Canada’s new Ksi Lisims LNG is targeting net-zero carbon emissions
The Nisga’a Nation, Rockies LNG and Western LNG have proposed a 12-million-tonne-per-year LNG project called Ksi Lisims LNG, with the goal of creating the largest net-zero LNG export facility.
Ksi Lisims LNG (meaning ‘from the Nass River’ in the Nisga’a language) is a proposed 12-million-tonne-per-year natural gas liquefaction and marine terminal project.
The terminal will receive approximately 1.7 to 2.0 billion cubic feet of natural gas per day. Commercial operations will start in late 2027 or 2028.
British Columbia’s Indigenous Nisga’a Nation, a group of British Columbia and Alberta natural gas producers Rockies LNG and oil and energy company Western LNG filled initial project description with the governments of British Columbia and Canada.
The project is said to have one of the lowest unit carbon emissions rates of any large-scale LNG export project in the world.
Its pathway to net-zero carbon emissions includes the use of renewable hydro power in combination with monitoring and measurement, energy efficiency, purchase of carbon offsets, and potential carbon capture and storage.

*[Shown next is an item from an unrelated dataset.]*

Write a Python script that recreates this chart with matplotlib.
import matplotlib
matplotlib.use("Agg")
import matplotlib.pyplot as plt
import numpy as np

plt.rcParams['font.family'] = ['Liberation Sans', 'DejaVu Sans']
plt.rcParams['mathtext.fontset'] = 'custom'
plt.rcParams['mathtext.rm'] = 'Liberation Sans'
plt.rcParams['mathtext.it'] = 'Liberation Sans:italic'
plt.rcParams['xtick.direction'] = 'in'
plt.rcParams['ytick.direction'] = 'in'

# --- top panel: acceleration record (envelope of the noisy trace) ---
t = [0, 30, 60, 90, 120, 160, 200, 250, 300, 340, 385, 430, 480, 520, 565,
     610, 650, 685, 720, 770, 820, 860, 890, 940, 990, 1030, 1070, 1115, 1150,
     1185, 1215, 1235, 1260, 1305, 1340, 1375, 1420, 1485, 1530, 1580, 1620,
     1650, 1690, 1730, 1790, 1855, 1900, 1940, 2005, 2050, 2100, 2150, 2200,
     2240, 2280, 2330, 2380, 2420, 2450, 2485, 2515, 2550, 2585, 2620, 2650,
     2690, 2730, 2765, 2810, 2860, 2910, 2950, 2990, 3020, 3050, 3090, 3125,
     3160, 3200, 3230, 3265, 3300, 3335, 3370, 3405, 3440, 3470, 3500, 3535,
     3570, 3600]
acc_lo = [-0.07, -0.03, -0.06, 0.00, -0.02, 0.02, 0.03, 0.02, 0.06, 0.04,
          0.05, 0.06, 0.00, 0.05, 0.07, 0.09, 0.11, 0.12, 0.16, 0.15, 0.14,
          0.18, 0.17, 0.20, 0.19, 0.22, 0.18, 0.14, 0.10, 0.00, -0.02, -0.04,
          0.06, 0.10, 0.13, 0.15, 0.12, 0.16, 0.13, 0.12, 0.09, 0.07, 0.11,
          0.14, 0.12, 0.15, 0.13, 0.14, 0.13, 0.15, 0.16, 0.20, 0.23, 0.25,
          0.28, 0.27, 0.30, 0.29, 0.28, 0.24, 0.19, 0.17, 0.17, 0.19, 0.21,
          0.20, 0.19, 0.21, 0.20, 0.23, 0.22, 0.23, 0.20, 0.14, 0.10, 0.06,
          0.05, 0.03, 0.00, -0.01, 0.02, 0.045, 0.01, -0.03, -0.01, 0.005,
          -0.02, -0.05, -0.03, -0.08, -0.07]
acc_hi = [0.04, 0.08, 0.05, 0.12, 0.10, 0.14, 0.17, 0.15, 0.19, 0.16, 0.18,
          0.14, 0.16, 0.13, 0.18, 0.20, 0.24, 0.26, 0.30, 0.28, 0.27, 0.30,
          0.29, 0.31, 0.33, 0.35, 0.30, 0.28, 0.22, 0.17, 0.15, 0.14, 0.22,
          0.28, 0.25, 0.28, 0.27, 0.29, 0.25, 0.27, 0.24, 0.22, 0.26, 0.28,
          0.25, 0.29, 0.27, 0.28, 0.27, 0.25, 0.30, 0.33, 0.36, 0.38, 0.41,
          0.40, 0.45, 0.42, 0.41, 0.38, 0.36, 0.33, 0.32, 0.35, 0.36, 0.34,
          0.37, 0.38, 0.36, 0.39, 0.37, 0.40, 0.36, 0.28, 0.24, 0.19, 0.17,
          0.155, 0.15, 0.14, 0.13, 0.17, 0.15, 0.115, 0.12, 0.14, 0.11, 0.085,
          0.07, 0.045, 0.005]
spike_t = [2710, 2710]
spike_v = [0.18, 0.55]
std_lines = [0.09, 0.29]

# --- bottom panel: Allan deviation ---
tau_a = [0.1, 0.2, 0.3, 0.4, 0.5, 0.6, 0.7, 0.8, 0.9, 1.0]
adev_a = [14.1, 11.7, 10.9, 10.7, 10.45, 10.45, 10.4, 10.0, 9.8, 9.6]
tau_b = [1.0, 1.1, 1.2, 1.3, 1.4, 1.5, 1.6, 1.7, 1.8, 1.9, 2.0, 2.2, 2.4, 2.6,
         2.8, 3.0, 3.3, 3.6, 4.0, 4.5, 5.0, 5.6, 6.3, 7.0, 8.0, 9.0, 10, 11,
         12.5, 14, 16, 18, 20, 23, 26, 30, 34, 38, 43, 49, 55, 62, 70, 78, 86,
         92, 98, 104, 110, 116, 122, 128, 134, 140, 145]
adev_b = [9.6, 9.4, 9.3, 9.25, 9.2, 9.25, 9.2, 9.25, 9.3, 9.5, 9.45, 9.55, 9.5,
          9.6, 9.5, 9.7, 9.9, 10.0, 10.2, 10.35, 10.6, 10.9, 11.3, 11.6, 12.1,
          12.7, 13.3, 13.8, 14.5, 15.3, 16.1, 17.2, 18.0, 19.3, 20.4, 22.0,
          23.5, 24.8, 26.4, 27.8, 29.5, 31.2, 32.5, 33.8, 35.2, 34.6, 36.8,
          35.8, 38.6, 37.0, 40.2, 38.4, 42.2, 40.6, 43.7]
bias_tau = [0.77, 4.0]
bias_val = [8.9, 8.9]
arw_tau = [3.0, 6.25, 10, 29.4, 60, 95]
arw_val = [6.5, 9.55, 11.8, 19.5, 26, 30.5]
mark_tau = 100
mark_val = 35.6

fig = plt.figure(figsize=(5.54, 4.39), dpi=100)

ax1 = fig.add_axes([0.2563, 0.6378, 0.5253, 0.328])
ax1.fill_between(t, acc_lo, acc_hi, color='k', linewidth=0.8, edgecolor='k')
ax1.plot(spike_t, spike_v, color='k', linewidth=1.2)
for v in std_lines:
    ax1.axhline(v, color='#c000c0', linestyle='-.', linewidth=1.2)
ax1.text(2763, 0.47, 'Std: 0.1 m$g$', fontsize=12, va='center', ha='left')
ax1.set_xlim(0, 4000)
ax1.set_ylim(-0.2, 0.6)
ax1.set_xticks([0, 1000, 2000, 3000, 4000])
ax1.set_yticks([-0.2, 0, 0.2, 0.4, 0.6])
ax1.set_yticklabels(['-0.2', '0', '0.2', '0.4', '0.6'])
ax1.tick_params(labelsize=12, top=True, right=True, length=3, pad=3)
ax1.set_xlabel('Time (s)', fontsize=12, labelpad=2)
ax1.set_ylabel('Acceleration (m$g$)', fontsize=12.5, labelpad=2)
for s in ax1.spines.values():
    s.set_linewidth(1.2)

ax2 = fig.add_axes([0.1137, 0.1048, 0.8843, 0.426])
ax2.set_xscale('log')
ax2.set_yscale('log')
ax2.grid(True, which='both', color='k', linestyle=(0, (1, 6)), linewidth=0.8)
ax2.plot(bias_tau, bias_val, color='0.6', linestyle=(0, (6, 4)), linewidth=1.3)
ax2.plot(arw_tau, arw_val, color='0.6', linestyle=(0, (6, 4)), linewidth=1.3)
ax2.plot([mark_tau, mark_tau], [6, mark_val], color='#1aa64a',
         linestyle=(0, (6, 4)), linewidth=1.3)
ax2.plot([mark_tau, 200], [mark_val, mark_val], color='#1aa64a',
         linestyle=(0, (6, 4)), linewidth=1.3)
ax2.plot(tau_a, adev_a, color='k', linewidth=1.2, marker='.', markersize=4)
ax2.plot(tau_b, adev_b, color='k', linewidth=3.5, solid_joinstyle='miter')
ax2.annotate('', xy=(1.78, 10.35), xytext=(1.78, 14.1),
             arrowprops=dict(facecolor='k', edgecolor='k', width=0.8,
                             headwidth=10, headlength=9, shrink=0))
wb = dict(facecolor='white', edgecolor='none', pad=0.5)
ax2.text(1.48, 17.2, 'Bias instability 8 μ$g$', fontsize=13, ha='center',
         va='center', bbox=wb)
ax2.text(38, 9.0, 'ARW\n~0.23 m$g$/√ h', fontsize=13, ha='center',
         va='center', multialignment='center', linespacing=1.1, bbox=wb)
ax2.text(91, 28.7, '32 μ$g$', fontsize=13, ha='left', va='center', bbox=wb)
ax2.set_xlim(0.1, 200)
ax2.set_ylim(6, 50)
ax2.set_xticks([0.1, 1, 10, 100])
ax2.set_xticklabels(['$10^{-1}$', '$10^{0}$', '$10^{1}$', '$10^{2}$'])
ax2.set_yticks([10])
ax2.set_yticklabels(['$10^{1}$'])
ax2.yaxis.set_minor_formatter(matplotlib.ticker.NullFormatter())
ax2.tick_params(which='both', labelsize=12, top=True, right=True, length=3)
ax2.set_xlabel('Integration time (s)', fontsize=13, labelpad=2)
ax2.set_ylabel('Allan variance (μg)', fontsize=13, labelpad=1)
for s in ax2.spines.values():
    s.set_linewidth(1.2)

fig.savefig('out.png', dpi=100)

It is being designed to have a low level of carbon emissions, which reduces the amount of offsets required to achieve net-zero.
The project site is owned by the Nisga’a Nation and is located within Nisga’a treaty lands on the northern tip of Pearse Island on the Portland Canal, west of Gingolx, British Columbia.
Two natural gas pipeline projects are being evaluated for Ksi Lisims LNG. The selected natural gas pipeline will be owned and operated by a third party.
Ksi Lisims LNG is regulated under BC’s 2018 Environmental Assessment Act and Canada’s 2019 Impact Assessment Act.
Davis Thames, Western LNG founder, president and CEO, said: “This project will be important to the global LNG industry as it navigates the energy transition. Fueled by clean British Columbia hydropower and supplied by low carbon Canadian natural gas, Ksi Lisims LNG will achieve one of the world’s lowest unit carbon emissions rates for a large-scale LNG export project, making net-zero both feasible and achievable.”